IOWA -- 21,400 Iowans are now in healthcare limbo after Wellmark Blue Cross and Blue Shield announced they will no longer carry individual plans in the ACA marketplace.
The decision does not affect those on a plan provided by their company, or individual plans that were started prior to 2014.
The move by Wellmark impacts people like Gail Orcutt, who taught school for 33 years before retiring.
“The last district I worked in had a rule that you couldn't continue on their insurance unless you worked there 10 years, and I had worked there for six,” said Orcutt.
She says her individual Wellmark plan has literally been a life saver. She survived lung cancer brought on by radon.
“I specifically chose this policy because I get to choose my own doctors, and that includes trips to the Mayo Clinic,” said Orcutt.
With her radiation treatment costing the insurance company over $14,000 a month, Gail worries what another policy would and would not cover.
“It's going to eat up our retirement savings is what it's going to do...or...worst case, we're going to move,” she said.
In a press release, Wellmark said they made the move because they lost $90 million over the last three years.
The Iowa Insurance Division says this happened because, under the Affordable Care Act, older Americans were signing up for individual plans, and younger, healthier people were trying to save money by not getting covered.

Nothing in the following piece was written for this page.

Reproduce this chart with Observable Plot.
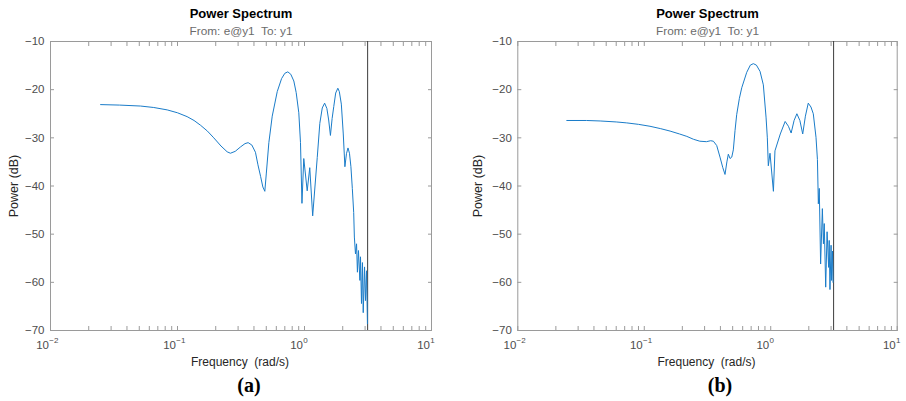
<!DOCTYPE html>
<html><head><meta charset="utf-8">
<script src="https://cdn.jsdelivr.net/npm/d3@7"></script>
<script src="https://cdn.jsdelivr.net/npm/@observablehq/plot@0.6"></script>
<style>
html,body{margin:0;padding:0;background:#fff;}
#fig{position:relative;width:906px;height:401px;overflow:hidden;background:#fff;}
.panel{position:absolute;top:0;width:453px;}
</style></head><body>
<div id="fig"><div id="pa" class="panel" style="left:0"></div><div id="pb" class="panel" style="left:453px"></div></div>
<script>
const titleText = "Power Spectrum";
const subtitleText = "From: e@y1\u00a0 To: y1";
const xLabel = "Frequency\u00a0 (rad/s)";
const yLabel = "Power (dB)";
const panelTags = ["(a)", "(b)"];
const yTicks = [-70, -60, -50, -40, -30, -20, -10];
const xMajorTicks = [0.01, 0.1, 1, 10];
const xTickExponents = ["\u22122", "\u22121", "0", "1"];
const xMinorTicks = [0.01, 0.1, 1].flatMap(d => [2, 3, 4, 5, 6, 7, 8, 9].map(m => m * d));
const nyquist = Math.PI;

const freqA = [0.0248, 0.035, 0.0511, 0.065, 0.083, 0.1, 0.119, 0.135, 0.152, 0.172, 0.193, 0.22, 0.246, 0.261, 0.285, 0.313, 0.34, 0.36, 0.385, 0.411, 0.43, 0.451, 0.47, 0.487, 0.50, 0.524, 0.557, 0.61, 0.66, 0.70, 0.739, 0.78, 0.824, 0.86, 0.902, 0.93, 0.955, 0.987, 1.05, 1.10, 1.16, 1.21, 1.26, 1.32, 1.38, 1.44, 1.50, 1.55, 1.60, 1.65, 1.70, 1.76, 1.83, 1.88, 1.95, 2.02, 2.08, 2.14, 2.20, 2.26, 2.32, 2.38, 2.44, 2.47, 2.52, 2.57, 2.61, 2.66, 2.73, 2.76, 2.81, 2.86, 2.90, 2.97, 3.02, 3.08, 3.13];
const powerA = [-23.1, -23.2, -23.4, -23.7, -24.2, -24.8, -25.6, -26.4, -27.4, -28.6, -30.0, -31.7, -32.9, -33.2, -32.8, -31.9, -31.2, -31.0, -31.5, -33.0, -35.6, -38.0, -40.2, -41.1, -37.5, -31.0, -25.5, -20.4, -17.7, -16.6, -16.3, -16.8, -18.2, -20.6, -24.8, -31.0, -43.6, -34.3, -41.0, -36.2, -46.2, -40.0, -34.1, -27.0, -23.8, -22.8, -23.9, -26.3, -29.5, -26.0, -23.5, -20.7, -19.7, -20.4, -23.0, -29.2, -36.0, -33.3, -32.1, -33.2, -36.0, -40.5, -45.5, -50.6, -54.1, -52.0, -57.9, -53.4, -59.6, -54.7, -64.4, -55.9, -66.3, -56.8, -63.8, -57.6, -68.6];

const freqB = [0.0244, 0.035, 0.0448, 0.06, 0.0727, 0.09, 0.111, 0.135, 0.16, 0.19, 0.217, 0.245, 0.275, 0.31, 0.335, 0.352, 0.374, 0.397, 0.418, 0.435, 0.45, 0.462, 0.477, 0.492, 0.506, 0.522, 0.538, 0.565, 0.59, 0.646, 0.69, 0.729, 0.77, 0.823, 0.874, 0.918, 0.94, 0.957, 0.987, 1.05, 1.08, 1.19, 1.30, 1.38, 1.45, 1.53, 1.61, 1.70, 1.79, 1.88, 1.98, 2.08, 2.17, 2.28, 2.34, 2.38, 2.42, 2.48, 2.56, 2.61, 2.65, 2.72, 2.79, 2.87, 2.90, 2.94, 3.00, 3.03, 3.08, 3.11];
const powerB = [-26.4, -26.4, -26.5, -26.7, -26.9, -27.2, -27.6, -28.1, -28.6, -29.2, -29.7, -30.3, -30.7, -30.8, -30.6, -30.7, -31.6, -34.0, -36.2, -37.6, -35.0, -33.4, -34.3, -34.0, -32.5, -28.5, -25.2, -21.8, -19.6, -16.4, -14.9, -14.6, -14.9, -16.2, -19.0, -25.7, -30.0, -35.8, -33.2, -41.1, -32.7, -29.2, -26.6, -27.6, -29.0, -26.4, -25.0, -26.4, -29.2, -25.5, -22.8, -23.6, -25.0, -29.9, -34.5, -43.7, -40.5, -56.2, -44.7, -52.0, -47.8, -61.0, -49.5, -56.9, -51.3, -61.5, -52.3, -59.6, -53.5, -60.0];

const sans = "'Liberation Sans', Arial, Helvetica, sans-serif";
const serif = "'Liberation Serif', 'Times New Roman', serif";
const frameColor = "#9a9a9a";
const tickTextColor = "#4d4d4d";
const labelColor = "#262626";
const lineColor = "#1a7cc9";

function panel({freq, power, marginLeft, marginRight, tag, tagDx, yLabelDx, xLabelDx}) {
  const data = freq.map((f, i) => ({f, p: power[i]}));
  const xTicksAll = xMajorTicks.concat(xMinorTicks);
  const mid = {lineAnchor: "middle", textAnchor: "middle"};
  return Plot.plot({
    width: 453, height: 401,
    marginLeft, marginRight, marginTop: 41, marginBottom: 71,
    style: {fontFamily: sans, fontSize: "11.5px", color: tickTextColor, background: "transparent", overflow: "visible"},
    x: {type: "log", domain: [0.01, 10]},
    y: {domain: [-70, -10]},
    marks: [
      Plot.axisX(xTicksAll, {anchor: "bottom", tickSize: -4, fill: "none", stroke: frameColor, label: null}),
      Plot.axisX(xTicksAll, {anchor: "top", tickSize: -4, fill: "none", stroke: frameColor, label: null}),
      Plot.axisY(yTicks, {anchor: "left", tickSize: -4, fill: "none", stroke: frameColor, label: null}),
      Plot.axisY(yTicks, {anchor: "right", tickSize: -4, fill: "none", stroke: frameColor, label: null}),
      Plot.axisY(yTicks, {anchor: "left", tickSize: 0, tickPadding: 6, label: null, fill: tickTextColor, fontSize: 11.5}),
      Plot.text(xMajorTicks, {x: d => d, text: () => "10", frameAnchor: "bottom", lineAnchor: "middle", dy: 15.3, dx: -1.5, textAnchor: "end", fill: tickTextColor, fontSize: 11.5}),
      Plot.text(xMajorTicks, {x: d => d, text: (d, i) => xTickExponents[i], frameAnchor: "bottom", lineAnchor: "middle", dy: 10.3, dx: -1.2, textAnchor: "start", fill: tickTextColor, fontSize: 8}),
      Plot.frame({stroke: frameColor}),
      Plot.ruleX([nyquist], {stroke: "#3c3c3c"}),
      Plot.line(data, {x: "f", y: "p", stroke: lineColor, strokeWidth: 1}),
      Plot.text([titleText], {...mid, text: d => d, frameAnchor: "top", dy: -27.8, fontWeight: "bold", fontSize: 13, fill: "#000"}),
      Plot.text([subtitleText], {...mid, text: d => d, frameAnchor: "top", dy: -10.1, fontSize: 11.8, fill: "#6b6b6b"}),
      Plot.text([yLabel], {...mid, text: d => d, frameAnchor: "left", dx: yLabelDx, rotate: -90, fontSize: 12.5, fill: labelColor}),
      Plot.text([xLabel], {...mid, text: d => d, frameAnchor: "bottom", dy: 31.2, dx: xLabelDx, fontSize: 12, fill: labelColor}),
      Plot.text([tag], {...mid, text: d => d, frameAnchor: "bottom", dy: 55, dx: tagDx, fontFamily: serif, fontWeight: "bold", fontSize: 20, fill: "#000"})
    ]
  });
}

document.getElementById("pa").append(panel({freq: freqA, power: powerA, marginLeft: 50, marginRight: 22, tag: panelTags[0], tagDx: 8, yLabelDx: -37, xLabelDx: -1}));
document.getElementById("pb").append(panel({freq: freqB, power: powerB, marginLeft: 64.3, marginRight: 9.3, tag: panelTags[1], tagDx: 12.5, yLabelDx: -40.3, xLabelDx: -1}));
</script>
</body></html>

“We're requiring that younger folks essentially subsidize folks that are still working and may have income, and in some cases may have higher income, but because of their age are a higher risk,” said Insurance Commissioner Doug Ommen.
Ommen says these issues could be solved locally by de-federalizing healthcare.
“We would like the responsibilities returned to the states because we know our market here in Iowa, we know our demographics, and so historically we've been able to address some of the more significant issues," he said.
Orcutt though, says she would rather companies address their customers than their revenue.
“I would ask them to have some compassion, look at their bottom line and try and find a way to help us,” she said.
Two other companies, Aetna and Medica, currently offer individual plans in Iowa. However, neither company could confirm their plans for 2018, and Medica says they are “carefully considering their options" for their 2018 policies.
The Iowa Insurance Division says they will have a better idea of the companies’ intentions no later than June.